Mrs. Granger says that this is true, but she still does not think pen should be replaced by a silly word like "frindle." She tells Nick about word histories and explains that "pen" comes from the Latin word "pinna."

Nick does not back down. “But frindle makes just as much sense to me,” he says. Mrs. Granger gets an angry look in her eye and asks Nick if he is refusing to back down. Nick explains that he cannot back down, that he and his friends took an oath to use his word.

Mrs. Granger shows Nick an envelope containing a letter she has written to him, but she does not let him read it. She makes Nick sign and date the back of the envelope.
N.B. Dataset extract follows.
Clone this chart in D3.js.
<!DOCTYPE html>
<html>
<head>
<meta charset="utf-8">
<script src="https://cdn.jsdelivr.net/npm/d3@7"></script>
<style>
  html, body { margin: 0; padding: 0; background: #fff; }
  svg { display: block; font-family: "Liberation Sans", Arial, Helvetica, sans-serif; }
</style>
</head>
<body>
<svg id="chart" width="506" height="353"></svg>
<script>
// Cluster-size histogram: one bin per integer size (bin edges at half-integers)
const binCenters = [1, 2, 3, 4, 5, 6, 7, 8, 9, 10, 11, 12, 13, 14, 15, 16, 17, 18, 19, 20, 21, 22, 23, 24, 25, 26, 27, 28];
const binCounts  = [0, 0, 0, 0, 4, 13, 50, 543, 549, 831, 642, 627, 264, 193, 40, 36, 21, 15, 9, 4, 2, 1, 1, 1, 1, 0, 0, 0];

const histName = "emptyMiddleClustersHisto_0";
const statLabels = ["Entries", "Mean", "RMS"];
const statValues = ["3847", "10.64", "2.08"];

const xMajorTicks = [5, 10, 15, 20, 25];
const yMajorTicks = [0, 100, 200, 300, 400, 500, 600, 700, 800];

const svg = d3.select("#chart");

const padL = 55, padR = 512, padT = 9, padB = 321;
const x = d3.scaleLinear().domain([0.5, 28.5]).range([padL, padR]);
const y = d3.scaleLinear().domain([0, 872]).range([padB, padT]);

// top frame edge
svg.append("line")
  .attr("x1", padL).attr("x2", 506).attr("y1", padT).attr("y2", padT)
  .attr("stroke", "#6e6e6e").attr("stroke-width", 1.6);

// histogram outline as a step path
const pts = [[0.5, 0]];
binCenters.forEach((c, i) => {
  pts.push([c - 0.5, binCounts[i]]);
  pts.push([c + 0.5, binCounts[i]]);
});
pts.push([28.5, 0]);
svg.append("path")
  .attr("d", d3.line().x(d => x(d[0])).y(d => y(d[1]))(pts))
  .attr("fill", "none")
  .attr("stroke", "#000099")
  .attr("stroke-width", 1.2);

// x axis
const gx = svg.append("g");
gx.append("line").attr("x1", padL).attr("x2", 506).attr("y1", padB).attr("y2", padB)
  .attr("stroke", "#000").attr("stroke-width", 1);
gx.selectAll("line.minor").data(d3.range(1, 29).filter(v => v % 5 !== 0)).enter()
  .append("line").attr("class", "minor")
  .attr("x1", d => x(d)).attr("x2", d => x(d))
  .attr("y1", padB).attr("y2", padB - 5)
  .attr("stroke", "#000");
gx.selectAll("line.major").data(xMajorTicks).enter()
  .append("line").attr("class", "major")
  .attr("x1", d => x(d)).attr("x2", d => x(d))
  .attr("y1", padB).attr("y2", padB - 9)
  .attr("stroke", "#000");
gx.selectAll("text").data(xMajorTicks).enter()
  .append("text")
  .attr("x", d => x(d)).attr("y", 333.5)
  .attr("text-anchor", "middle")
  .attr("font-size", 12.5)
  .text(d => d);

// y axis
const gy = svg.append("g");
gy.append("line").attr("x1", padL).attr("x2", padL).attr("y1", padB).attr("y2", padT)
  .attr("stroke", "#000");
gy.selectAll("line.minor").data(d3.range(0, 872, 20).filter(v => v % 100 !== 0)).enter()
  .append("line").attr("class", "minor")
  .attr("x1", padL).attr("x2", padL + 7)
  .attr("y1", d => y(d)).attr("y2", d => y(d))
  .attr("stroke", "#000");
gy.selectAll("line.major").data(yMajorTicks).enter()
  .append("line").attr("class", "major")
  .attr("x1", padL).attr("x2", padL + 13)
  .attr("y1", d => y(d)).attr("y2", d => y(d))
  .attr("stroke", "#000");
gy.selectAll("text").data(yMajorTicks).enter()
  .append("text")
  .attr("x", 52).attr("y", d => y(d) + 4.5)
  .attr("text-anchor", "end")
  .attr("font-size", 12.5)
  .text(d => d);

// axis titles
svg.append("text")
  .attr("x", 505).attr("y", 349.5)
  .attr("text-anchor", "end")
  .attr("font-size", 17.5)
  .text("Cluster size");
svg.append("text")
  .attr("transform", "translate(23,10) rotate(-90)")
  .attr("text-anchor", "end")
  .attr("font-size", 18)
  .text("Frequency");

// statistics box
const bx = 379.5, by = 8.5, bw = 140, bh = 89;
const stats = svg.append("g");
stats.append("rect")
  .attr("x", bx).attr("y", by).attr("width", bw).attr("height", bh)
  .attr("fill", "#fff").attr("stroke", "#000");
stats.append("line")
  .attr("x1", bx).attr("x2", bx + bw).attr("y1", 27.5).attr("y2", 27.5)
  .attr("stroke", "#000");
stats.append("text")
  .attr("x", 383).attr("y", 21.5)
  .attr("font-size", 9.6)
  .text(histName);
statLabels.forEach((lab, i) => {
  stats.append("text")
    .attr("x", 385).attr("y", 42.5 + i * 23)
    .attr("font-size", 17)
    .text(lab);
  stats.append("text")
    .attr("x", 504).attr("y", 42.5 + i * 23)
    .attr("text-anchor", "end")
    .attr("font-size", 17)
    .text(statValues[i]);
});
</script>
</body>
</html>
She says she will give him the letter only when the frindle business is over, and his signature will prove to him then that she has not changed her words. Nick thinks this is pretty weird, but he cannot see the harm in doing what Mrs. Granger says.

Afterward, when Mrs. Granger sends Nick on his way, she looks happy. “May the best word win,” she says.

The next day, Nick and his friends get the whole fifth grade to ask Mrs. Granger for a frindle. Almost eighty kids have to stay after school for detention. The day after that, much of the rest of the school joins the fifth graders. Almost two hundred kids get detention.

Nick’s whole school is in an uproar. Parents are upset. Bus drivers threaten to strike. Even the school board is busy talking about Nick and his frindles. All of it means trouble for Nick.